Le penseur est condamné à errer sans cesse sur l’océan des inquiétudes et des angoisses spirituelles. De temps en temps, il se raccroche à une idée, lui fait la cour, et s’en voit trompé. Il continue alors à errer, sans repos, le désespoir au cœur. Qu’il trouve une idée fidèle jusqu’à sa mort et il cessera de souffrir car il sera mort avant d’être mort : il ne sera plus penseur.

Le penseur ressemble un peu au « Hollandais volant ». C’est la légende dont Wagner a fait un chef-d’œuvre lyrique intitulé « Le vaisseau fantôme ». Il raconte l’histoire d’un capitaine condamné par un décret de Satan à errer sans trêve sur les mers. Un ange lui a prédit qu’il trouverait la mort s’il parvenait à épouser une femme qui lui serait fidèle. Il débarque tous les sept ans à terre et, à chaque escale, est obligé de reprendre la mer ; mais une jeune fille mystique veut enfin l’épouser. Il refuse ce salut par pitié pour cette rédemptrice. Il s’embarque. La jeune fille se jette d’un rocher pour lui prouver la sincérité de son amour. Le bateau coule. Le Hollandais est sauvé.

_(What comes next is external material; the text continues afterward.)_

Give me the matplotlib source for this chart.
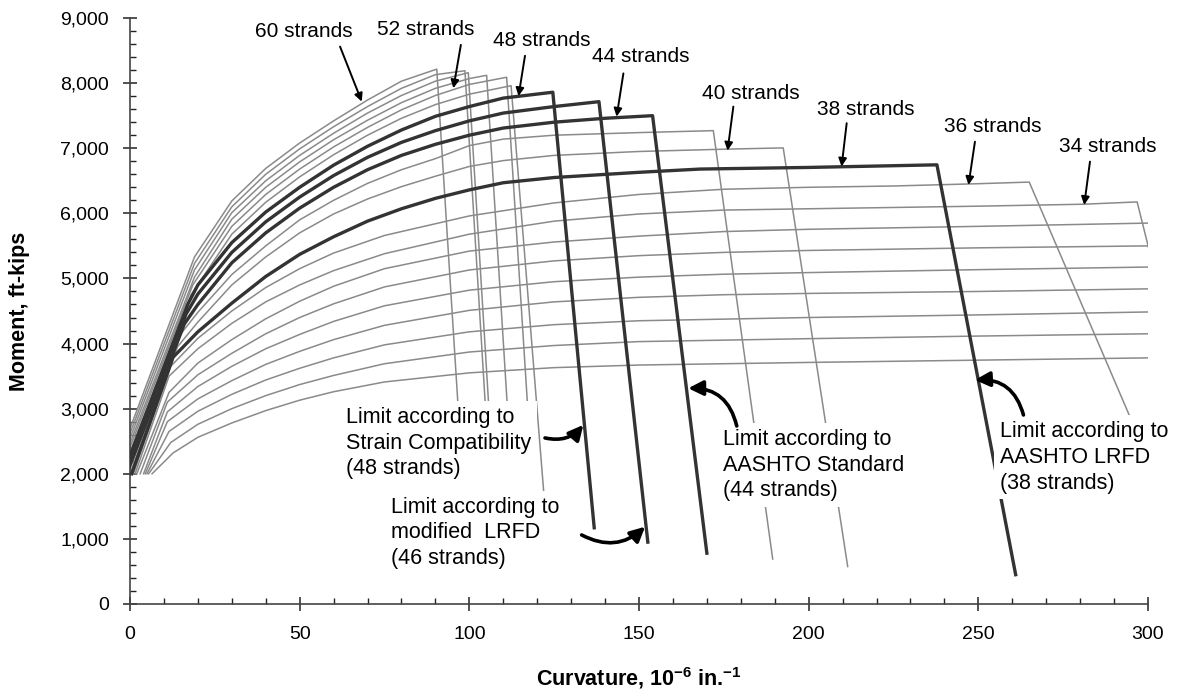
import matplotlib
matplotlib.use('Agg')
import matplotlib.pyplot as plt
from matplotlib.ticker import MultipleLocator, FuncFormatter

plt.rcParams['font.family'] = ['Liberation Sans', 'DejaVu Sans']
plt.rcParams['mathtext.fontset'] = 'custom'
plt.rcParams['mathtext.rm'] = 'Liberation Sans'
plt.rcParams['mathtext.bf'] = 'Liberation Sans:bold'

# number of strands for each curve, top curve first
strands = [60, 58, 56, 54, 52, 50, 48, 46, 44, 42, 40, 38, 36, 34, 32, 30, 28, 26, 24, 22, 20]
bold_strands = [48, 46, 44, 38]

# curvature (10^-6 in.^-1) and moment (ft-kips)
curv_60 = [-5, 19, 30, 40, 50, 60, 70, 80, 90.4, 98]
mom_60 = [2000, 5330, 6190, 6690, 7080, 7420, 7740, 8030, 8215, 1950]
curv_58 = [-4.5, 19, 30, 40, 50, 60, 70, 80, 90, 98.7, 106]
mom_58 = [2000, 5230, 6100, 6600, 6990, 7330, 7640, 7920, 8130, 8190, 1950]
curv_56 = [-4, 19, 30, 40, 50, 60, 70, 80, 90, 99.7, 107]
mom_56 = [2000, 5130, 6010, 6500, 6890, 7230, 7540, 7810, 8030, 8160, 1950]
curv_54 = [-3.5, 19, 30, 40, 50, 60, 70, 80, 90, 100, 105.1, 112.5]
mom_54 = [2000, 5020, 5910, 6400, 6790, 7130, 7430, 7700, 7920, 8070, 8120, 1950]
curv_52 = [-3, 18.5, 30, 40, 50, 60, 70, 80, 90, 100, 111, 118.5]
mom_52 = [2000, 4900, 5800, 6290, 6680, 7020, 7320, 7590, 7810, 7980, 8090, 1950]
curv_50 = [-2.5, 18, 30, 40, 50, 60, 70, 80, 90, 100, 112.3, 122]
mom_50 = [2000, 4750, 5680, 6170, 6560, 6900, 7200, 7460, 7670, 7830, 7960, 1670]
curv_48 = [-2, 17, 20, 30, 40, 50, 60, 70, 80, 90, 100, 110, 124.6, 136.8]
mom_48 = [2000, 4600, 4900, 5550, 6020, 6400, 6740, 7030, 7280, 7490, 7640, 7770, 7860, 1170]
curv_46 = [-1.5, 16.5, 20, 30, 40, 50, 60, 70, 80, 90, 100, 110, 125, 138.2, 152.6]
mom_46 = [2000, 4450, 4760, 5400, 5870, 6250, 6580, 6860, 7090, 7270, 7420, 7540, 7640, 7715, 950]
curv_44 = [-1, 16, 20, 30, 40, 50, 60, 70, 80, 90, 100, 110, 125, 140, 154, 170]
mom_44 = [2000, 4300, 4600, 5240, 5700, 6080, 6400, 6670, 6890, 7060, 7200, 7310, 7400, 7460, 7500, 780]
curv_42 = [-0.5, 15, 20, 30, 40, 50, 60, 70, 80, 90, 100, 110, 125, 150, 171.9, 189.4]
mom_42 = [2000, 4150, 4480, 5060, 5500, 5900, 6200, 6460, 6670, 6840, 7040, 7140, 7200, 7240, 7270, 690]
curv_40 = [0, 14, 20, 30, 40, 50, 60, 70, 80, 90, 100, 110, 125, 150, 175, 192.5, 211.5]
mom_40 = [2000, 3950, 4330, 4900, 5330, 5700, 5990, 6220, 6410, 6570, 6720, 6810, 6890, 6950, 6985, 7005, 575]
curv_38 = [0.5, 12.7, 20, 30, 40, 50, 60, 70, 80, 90, 100, 110, 125, 150, 168, 200, 237.8, 261]
mom_38 = [2000, 3790, 4180, 4620, 5030, 5370, 5640, 5880, 6070, 6230, 6360, 6470, 6550, 6630, 6680, 6705, 6745, 450]
curv_36 = [1, 12, 20, 30, 40, 50, 60, 75, 100, 125, 150, 175, 200, 225, 250, 265, 306]
mom_36 = [2000, 3650, 4080, 4500, 4860, 5150, 5390, 5660, 5960, 6160, 6290, 6370, 6400, 6420, 6455, 6480, 1500]
curv_34 = [1.5, 11.5, 20, 30, 40, 50, 60, 75, 100, 125, 150, 175, 200, 225, 250, 281, 296.8, 312]
mom_34 = [2000, 3500, 3920, 4310, 4640, 4900, 5120, 5380, 5680, 5880, 5990, 6050, 6070, 6090, 6110, 6140, 6175, 3000]
curv_32 = [2, 11.5, 20, 30, 40, 50, 60, 75, 100, 125, 150, 175, 200, 250, 300, 330]
mom_32 = [2000, 3250, 3700, 4060, 4380, 4650, 4880, 5150, 5420, 5560, 5650, 5720, 5755, 5800, 5850, 5870]
curv_30 = [3, 11, 20, 30, 40, 50, 60, 75, 100, 125, 150, 175, 200, 250, 300, 330]
mom_30 = [2000, 3100, 3520, 3850, 4150, 4400, 4610, 4870, 5130, 5270, 5350, 5400, 5430, 5470, 5500, 5515]
curv_28 = [4, 11, 20, 30, 40, 50, 60, 75, 100, 125, 150, 175, 200, 250, 300, 330]
mom_28 = [2000, 2950, 3340, 3650, 3920, 4140, 4340, 4580, 4820, 4950, 5020, 5065, 5090, 5135, 5175, 5190]
curv_26 = [4.5, 11, 20, 30, 40, 50, 60, 75, 100, 125, 150, 175, 200, 250, 300, 330]
mom_26 = [2000, 2800, 3150, 3430, 3680, 3880, 4060, 4280, 4510, 4640, 4710, 4750, 4770, 4800, 4840, 4855]
curv_24 = [5, 11.5, 20, 30, 40, 50, 60, 75, 100, 125, 150, 200, 250, 300, 330]
mom_24 = [2000, 2650, 2960, 3220, 3440, 3620, 3780, 3980, 4180, 4290, 4350, 4400, 4440, 4485, 4500]
curv_22 = [5.5, 12, 20, 30, 40, 50, 60, 75, 100, 125, 150, 200, 250, 300, 330]
mom_22 = [2000, 2480, 2760, 3000, 3200, 3370, 3510, 3690, 3870, 3970, 4030, 4075, 4115, 4150, 4165]
curv_20 = [6.5, 12.7, 20, 30, 40, 50, 60, 75, 100, 125, 150, 200, 250, 300, 330]
mom_20 = [2000, 2320, 2560, 2780, 2970, 3130, 3260, 3410, 3550, 3630, 3670, 3710, 3745, 3780, 3795]

curves = {
    60: (curv_60, mom_60), 58: (curv_58, mom_58), 56: (curv_56, mom_56),
    54: (curv_54, mom_54), 52: (curv_52, mom_52), 50: (curv_50, mom_50),
    48: (curv_48, mom_48), 46: (curv_46, mom_46), 44: (curv_44, mom_44),
    42: (curv_42, mom_42), 40: (curv_40, mom_40), 38: (curv_38, mom_38),
    36: (curv_36, mom_36), 34: (curv_34, mom_34), 32: (curv_32, mom_32),
    30: (curv_30, mom_30), 28: (curv_28, mom_28), 26: (curv_26, mom_26),
    24: (curv_24, mom_24), 22: (curv_22, mom_22), 20: (curv_20, mom_20),
}

# strand labels: text position, arrow tail, arrow tip
strand_labels = [
    ('60 strands', (51.3, 8790), (61.9, 8561), (68.3, 7716)),
    ('52 strands', (87.0, 8817), (97.5, 8587), (95.3, 7921)),
    ('48 strands', (121.4, 8656), (116.4, 8420), (114.5, 7800)),
    ('44 strands', (150.6, 8402), (145.4, 8149), (143.4, 7485)),
    ('40 strands', (183.0, 7845), (177.8, 7639), (176.1, 6963)),
    ('38 strands', (216.9, 7588), (211.2, 7384), (209.7, 6718)),
    ('36 strands', (254.2, 7332), (249.0, 7100), (247.1, 6436)),
    ('34 strands', (288.1, 7025), (282.9, 6794), (281.2, 6129)),
]

# limit notes: text, text position (left, top), arrow tail, arrow tip, bend
limit_notes = [
    ('Limit according to\nStrain Compatibility\n(48 strands)', (63.7, 3030), (122.3, 2550), (133.6, 2750), 0.3),
    ('Limit according to\nmodified  LRFD\n(46 strands)', (76.9, 1650), (133.1, 1060), (151.8, 1187), 0.35),
    ('Limit according to\nAASHTO Standard\n(44 strands)', (174.8, 2690), (178.8, 2734), (164.5, 3313), 0.4),
    ('Limit according to\nAASHTO LRFD\n(38 strands)', (256.4, 2810), (263.3, 2903), (249.0, 3441), 0.4),
]

fig = plt.figure(figsize=(11.84, 6.98), dpi=100)
ax = fig.add_axes([0.1098, 0.1347, 0.8598, 0.8395])

for n in strands:
    x, m = curves[n]
    if n in bold_strands:
        ax.plot(x, m, color='#333333', lw=2.4, zorder=3)
    else:
        ax.plot(x, m, color='#8a8a8a', lw=1.1, zorder=2)

for txt, pos, tail, tip in strand_labels:
    ax.text(pos[0], pos[1], txt, ha='center', va='center', fontsize=15, zorder=6)
    ax.annotate('', xy=tip, xytext=tail,
                arrowprops=dict(arrowstyle='-|>', color='black', lw=1.4,
                                mutation_scale=12, shrinkA=0, shrinkB=0), zorder=6)

for txt, pos, tail, tip, rad in limit_notes:
    ax.text(pos[0], pos[1], txt, ha='left', va='top', fontsize=15.5, linespacing=1.3,
            zorder=5, bbox=dict(facecolor='white', edgecolor='none', pad=4))
    ax.annotate('', xy=tip, xytext=tail,
                arrowprops=dict(arrowstyle='-|>', color='black', lw=2.6,
                                mutation_scale=22, shrinkA=0, shrinkB=0,
                                connectionstyle='arc3,rad=%s' % rad), zorder=6)

ax.set_xlim(0, 300)
ax.set_ylim(0, 9000)
ax.xaxis.set_major_locator(MultipleLocator(50))
ax.xaxis.set_minor_locator(MultipleLocator(10))
ax.yaxis.set_major_locator(MultipleLocator(1000))
ax.yaxis.set_minor_locator(MultipleLocator(200))
ax.yaxis.set_major_formatter(FuncFormatter(lambda v, p: '{:,}'.format(int(v))))

for side in ['top', 'right']:
    ax.spines[side].set_visible(False)
for side in ['left', 'bottom']:
    ax.spines[side].set_color('#444444')
    ax.spines[side].set_linewidth(1.2)

ax.tick_params(which='major', direction='inout', length=10, width=1.1, labelsize=14, color='#222222')
ax.tick_params(which='minor', direction='in', length=4, width=1.0, color='#222222')
ax.tick_params(axis='x', which='major', pad=11)
ax.tick_params(axis='y', which='major', pad=10)

ax.set_xlabel(r'Curvature, 10$^{\mathbf{-6}}$ in.$^{\mathbf{-1}}$', fontsize=15.5, fontweight='bold', labelpad=16)
ax.set_ylabel('Moment, ft-kips', fontsize=15.5, fontweight='bold', labelpad=22)

fig.savefig('out.png', dpi=100)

Ainsi allons-nous d’idée en idée, d’explication en explication, sur le voilier de l’impermanence. Régulièrement, nous abandonnons nos dieux, comme ce pauvre hollandais changeait de plage ou de port, parce que nos dieux ne sont jamais fidèles. Les plus coriaces d’entre nous, les penseurs, ne trouvent de repos que dans la mort physique, quand l’idée de cette mort est devenue si tyrannique qu’elle peut prétendre leur servir d’épouse et de métaphysique. Les autres trouvent plus ou moins facilement, plus ou moins vite, l’idée salvatrice. Certains, même, tels des animaux, la trouvent en naissant. Quand l’explication du monde les a sauvés, ils cessent d’être impermanents, ils cessent de souffrir, ils sont morts spirituellement. Ils ont, comme dit cette image populaire, revêtu la peau du vieil homme. La mort physique n’est alors plus pour eux qu’une conséquence de la mort spirituelle ; c’est une formalité qui vient homologuer une réalité déjà existante.

Si un homme pense à quarante ans ce qu’il pensait déjà à vingt ans, s’il pense à soixante ans ce qu’il pensait encore à quarante ans, c’est qu’il n’est que matière et n’a pas de fantôme. Il n’est pas un « Hollandais volant ». Il n’est pas le moins du monde penseur. Il n’a pas à être sauvé. Il n’a pas d’âme. Il n’est qu’un corps qui périra sans l’aide de personne et de quoi que ce soit. Sa vie physique ne lui aura servi à rien car il n’avait pas de problèmes, pas de rédemption à trouver ; il faisait partie du paysage. S’il a été doux, il aura été une ombre rafraîchissante où les Hollandais épuisés venaient se reposer ; s’il a été méchant, il aura été un récif acéré qui empêchait de dormir les vaillants capitaines.

Si un homme meurt sans cesser de penser, et sans même trouver l’ultime consolation de fixer ses pensées sur la mort, alors on peut dire qu’il n’est pas encore mort. Il est un fantôme de fantôme. Il est condamné à errer au delà de sa mort. Il est un grand homme, un génie.